Here's what each factor contributes:
- Prompt (~30-40% influence): Sets the conceptual direction — subject, style, mood. But it's interpreted through the model's learned associations, not taken literally.
- Model weights (~30-40% influence): The model's training data and architecture determine its "visual vocabulary." A photorealistic model interprets "beautiful" differently than an anime model.
- Random seed (~10-15% influence): The starting noise determines which specific sample you get from the distribution. Different seeds = different images from the same prompt.
- Guidance/steps/parameters (~10-15% influence): These control how aggressively the model follows your prompt, how refined the output is, and various quality tradeoffs.
The Learned Priors Are Huge
Even with no prompt at all, a model will generate images — they'll just be generic, defaulting to the most common patterns in training data (often well-composed, well-lit photos of generic subjects). These learned priors are the model's "default behavior." Your prompt nudges the model away from defaults and toward something specific.

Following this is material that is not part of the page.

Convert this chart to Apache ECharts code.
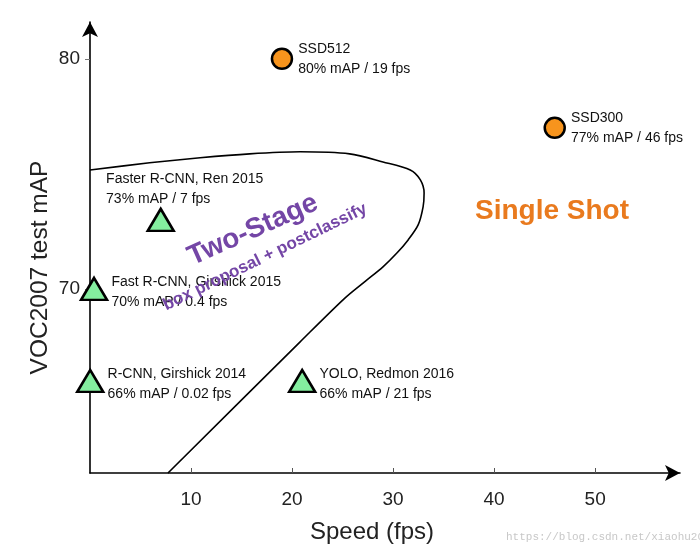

This means the model already has strong opinions about:
- What a "good" image looks like (well-composed, well-exposed, conventional aesthetics)
- Default human appearance (biased toward training data demographics)
- Common scene structures (centered subjects, clear backgrounds)
- Style defaults (tends toward polished, commercial looks)
Understanding these defaults is often more valuable than fancy prompting techniques. When you know what the model wants to produce, you can work with that tendency or deliberately push against it.
- The prompt is only ~30-40% of what determines the output. Model, seed, and parameters matter just as much.
- Models have strong "learned priors" — default behaviors that exist even without a prompt.
- "Magic prompts" are oversold. Real control comes from understanding the full generation pipeline.
- Work with the model's tendencies, not against them — and layer other tools on top of prompting.